Work backwards through Google's push toward a paperless society and cloud computing initiatives that will prompt consumers to spend more time online -- not only through desktop and smartphones, but other mobile devices like Project Glass.
Google soon will send the first round of augmented reality Google Glass devices, Project Glass, to developers who paid a whopping $1,500 to receive an early prototype version during the company's i/o conference last year. The biggest challenge -- battery life -- will require the glasses to reach past the six-hour lifespan to more than a day. Developers expect the price to drop as more make their way into the market.
Google may have sparked interest in wearable computing that records visual perceptions through location detection, tracking and computer vision, but others are working on similar toys.

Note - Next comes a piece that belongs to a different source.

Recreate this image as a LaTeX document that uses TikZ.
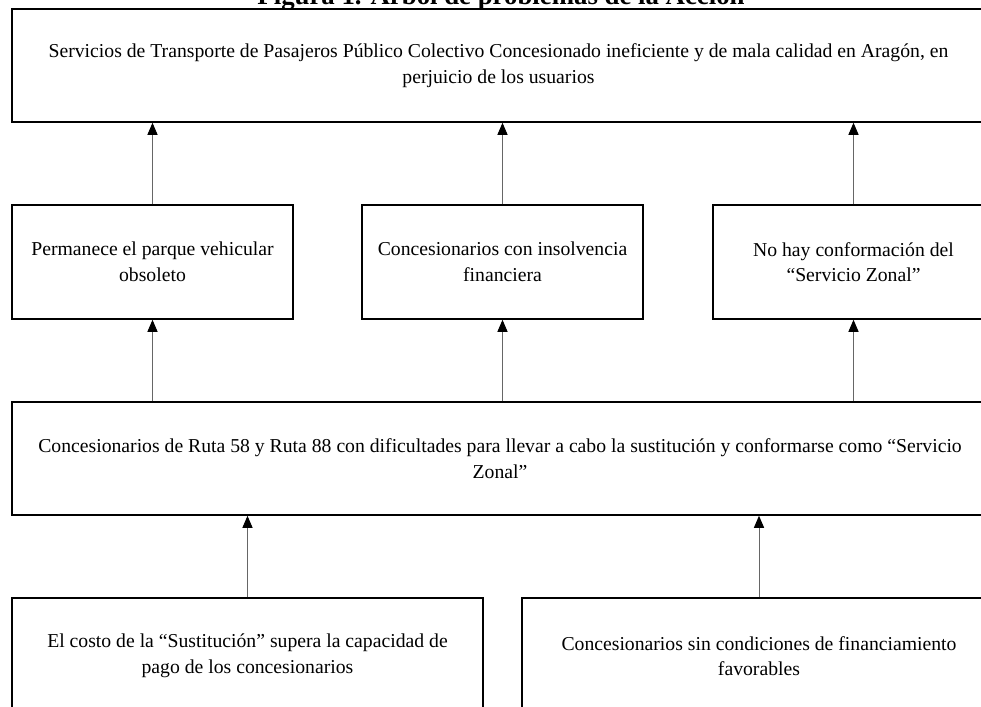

Most of the components required to build the glasses are found today in smartphones, such as processor, accelerometers, camera, and network interfaces.
"The real challenge is to pack all those elements into a wearable system that can present images close to the eye," according to Rod Furlan, investor and artificial intelligence expert, who set out to make his own pair.
Furlan provides a laundry list of components and processes to build the glasses, such as a microdisplay with a screen between 0.3 and 0.6 inches diagonally, and resolution of at least 320 by 240 pixels. He settles for using a fourth-generation iPod Touch to run the system, but the glasses require the development of something much smaller. The iPod required him to build the system in two parts. He is already building a second version of his prototype based on Raspberry Pi.
The sensation could become addictive. "My world changed the day I first wore my prototype. At first there was disappointment -- my software was rudimentary, and the video cable running down to the onboard computer was a compromise I wasn’t particularly pleased with," Furlan wrote. "Then there was discomfort, as I felt overwhelmed while trying to hold a conversation as information from the Internet (notifications, server statuses, stock prices, and messages) was streamed to me through the micro-display. But when the batteries drained a few hours later and I took the prototype off, I had a feeling of loss. It was as if one of my senses had been taken away from me, which was something I certainly didn’t anticipate."
Furlan believes the greatest value will become second-generation applications that provide total recall and augmented cognition. Imagine being able to call up and share physical vision -- or read the transcripts for every conversation, complete with names and faces of everyone you meet.